-- Task brief --
Can you transcribe every line exactly and leave the pictures behind?

-- Data extract --
━━━━━━

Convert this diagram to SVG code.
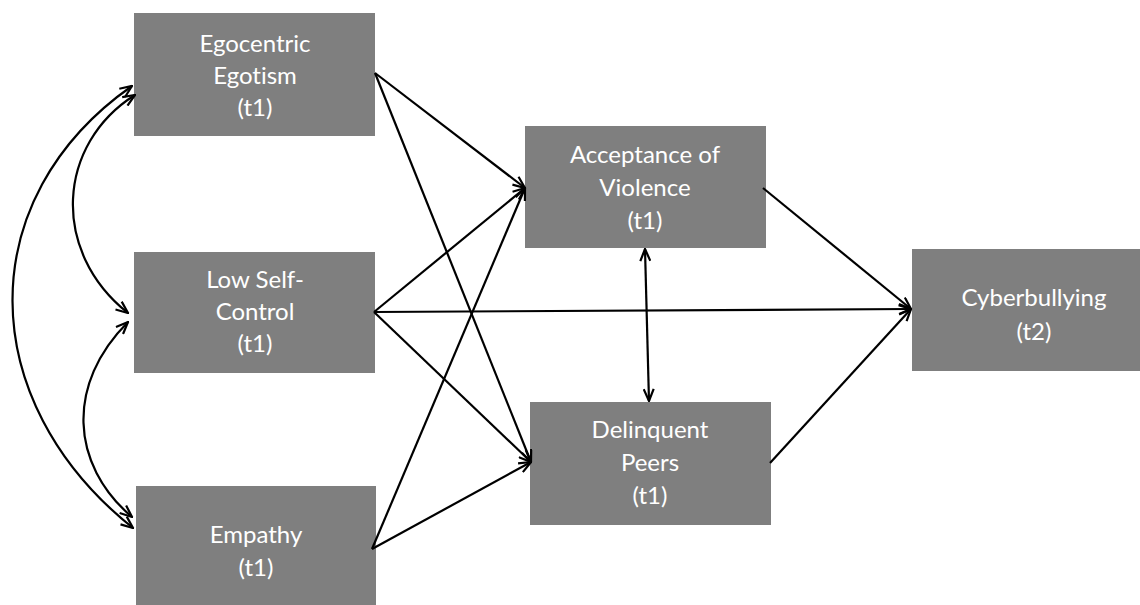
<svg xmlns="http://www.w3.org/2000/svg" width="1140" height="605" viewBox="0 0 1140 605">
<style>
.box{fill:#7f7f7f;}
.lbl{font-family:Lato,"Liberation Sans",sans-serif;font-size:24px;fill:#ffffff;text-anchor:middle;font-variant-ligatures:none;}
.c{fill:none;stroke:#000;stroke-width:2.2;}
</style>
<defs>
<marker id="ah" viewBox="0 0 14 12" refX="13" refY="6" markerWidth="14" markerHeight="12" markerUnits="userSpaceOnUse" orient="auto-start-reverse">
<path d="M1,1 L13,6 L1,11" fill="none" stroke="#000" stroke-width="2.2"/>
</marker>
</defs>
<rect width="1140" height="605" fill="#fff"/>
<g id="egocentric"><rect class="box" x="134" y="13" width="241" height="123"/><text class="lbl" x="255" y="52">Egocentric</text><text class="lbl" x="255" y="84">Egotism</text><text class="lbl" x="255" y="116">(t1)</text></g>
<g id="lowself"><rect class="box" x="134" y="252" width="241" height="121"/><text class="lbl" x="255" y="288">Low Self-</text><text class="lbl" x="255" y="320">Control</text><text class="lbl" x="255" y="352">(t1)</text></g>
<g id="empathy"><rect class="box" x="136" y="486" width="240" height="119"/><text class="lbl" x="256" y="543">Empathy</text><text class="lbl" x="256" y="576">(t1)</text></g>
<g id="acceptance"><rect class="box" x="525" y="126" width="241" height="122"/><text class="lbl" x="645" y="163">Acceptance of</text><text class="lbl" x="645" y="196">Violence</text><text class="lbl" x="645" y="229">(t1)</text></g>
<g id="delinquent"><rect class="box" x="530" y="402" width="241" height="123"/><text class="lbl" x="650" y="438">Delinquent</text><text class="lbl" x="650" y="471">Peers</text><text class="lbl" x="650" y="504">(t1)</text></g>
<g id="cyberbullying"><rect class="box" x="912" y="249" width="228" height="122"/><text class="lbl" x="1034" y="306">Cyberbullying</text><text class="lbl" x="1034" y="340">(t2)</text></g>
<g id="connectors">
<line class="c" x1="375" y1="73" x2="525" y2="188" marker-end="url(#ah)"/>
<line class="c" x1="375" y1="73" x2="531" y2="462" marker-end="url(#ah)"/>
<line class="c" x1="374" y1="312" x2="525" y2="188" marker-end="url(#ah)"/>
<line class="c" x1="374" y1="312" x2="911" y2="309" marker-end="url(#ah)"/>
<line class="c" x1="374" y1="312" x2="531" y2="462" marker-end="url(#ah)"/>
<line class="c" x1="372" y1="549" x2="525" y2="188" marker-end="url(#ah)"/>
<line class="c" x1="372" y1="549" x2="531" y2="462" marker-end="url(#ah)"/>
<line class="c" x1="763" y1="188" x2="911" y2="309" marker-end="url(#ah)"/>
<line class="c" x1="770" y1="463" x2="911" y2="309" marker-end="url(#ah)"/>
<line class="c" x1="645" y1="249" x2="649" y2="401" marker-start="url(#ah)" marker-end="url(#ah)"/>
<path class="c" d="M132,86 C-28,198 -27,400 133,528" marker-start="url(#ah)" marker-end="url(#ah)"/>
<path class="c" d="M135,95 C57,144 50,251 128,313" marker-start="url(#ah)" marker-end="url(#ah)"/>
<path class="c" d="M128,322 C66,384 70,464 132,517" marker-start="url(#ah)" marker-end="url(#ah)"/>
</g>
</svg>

━━━━━━

-- Solution --
Convert this diagram to SVG code.
<svg xmlns="http://www.w3.org/2000/svg" width="1140" height="605" viewBox="0 0 1140 605">
<style>
.box{fill:#7f7f7f;}
.lbl{font-family:Lato,"Liberation Sans",sans-serif;font-size:24px;fill:#ffffff;text-anchor:middle;font-variant-ligatures:none;}
.c{fill:none;stroke:#000;stroke-width:2.2;}
</style>
<defs>
<marker id="ah" viewBox="0 0 14 12" refX="13" refY="6" markerWidth="14" markerHeight="12" markerUnits="userSpaceOnUse" orient="auto-start-reverse">
<path d="M1,1 L13,6 L1,11" fill="none" stroke="#000" stroke-width="2.2"/>
</marker>
</defs>
<rect width="1140" height="605" fill="#fff"/>
<g id="egocentric"><rect class="box" x="134" y="13" width="241" height="123"/><text class="lbl" x="255" y="52">Egocentric</text><text class="lbl" x="255" y="84">Egotism</text><text class="lbl" x="255" y="116">(t1)</text></g>
<g id="lowself"><rect class="box" x="134" y="252" width="241" height="121"/><text class="lbl" x="255" y="288">Low Self-</text><text class="lbl" x="255" y="320">Control</text><text class="lbl" x="255" y="352">(t1)</text></g>
<g id="empathy"><rect class="box" x="136" y="486" width="240" height="119"/><text class="lbl" x="256" y="543">Empathy</text><text class="lbl" x="256" y="576">(t1)</text></g>
<g id="acceptance"><rect class="box" x="525" y="126" width="241" height="122"/><text class="lbl" x="645" y="163">Acceptance of</text><text class="lbl" x="645" y="196">Violence</text><text class="lbl" x="645" y="229">(t1)</text></g>
<g id="delinquent"><rect class="box" x="530" y="402" width="241" height="123"/><text class="lbl" x="650" y="438">Delinquent</text><text class="lbl" x="650" y="471">Peers</text><text class="lbl" x="650" y="504">(t1)</text></g>
<g id="cyberbullying"><rect class="box" x="912" y="249" width="228" height="122"/><text class="lbl" x="1034" y="306">Cyberbullying</text><text class="lbl" x="1034" y="340">(t2)</text></g>
<g id="connectors">
<line class="c" x1="375" y1="73" x2="525" y2="188" marker-end="url(#ah)"/>
<line class="c" x1="375" y1="73" x2="531" y2="462" marker-end="url(#ah)"/>
<line class="c" x1="374" y1="312" x2="525" y2="188" marker-end="url(#ah)"/>
<line class="c" x1="374" y1="312" x2="911" y2="309" marker-end="url(#ah)"/>
<line class="c" x1="374" y1="312" x2="531" y2="462" marker-end="url(#ah)"/>
<line class="c" x1="372" y1="549" x2="525" y2="188" marker-end="url(#ah)"/>
<line class="c" x1="372" y1="549" x2="531" y2="462" marker-end="url(#ah)"/>
<line class="c" x1="763" y1="188" x2="911" y2="309" marker-end="url(#ah)"/>
<line class="c" x1="770" y1="463" x2="911" y2="309" marker-end="url(#ah)"/>
<line class="c" x1="645" y1="249" x2="649" y2="401" marker-start="url(#ah)" marker-end="url(#ah)"/>
<path class="c" d="M132,86 C-28,198 -27,400 133,528" marker-start="url(#ah)" marker-end="url(#ah)"/>
<path class="c" d="M135,95 C57,144 50,251 128,313" marker-start="url(#ah)" marker-end="url(#ah)"/>
<path class="c" d="M128,322 C66,384 70,464 132,517" marker-start="url(#ah)" marker-end="url(#ah)"/>
</g>
</svg>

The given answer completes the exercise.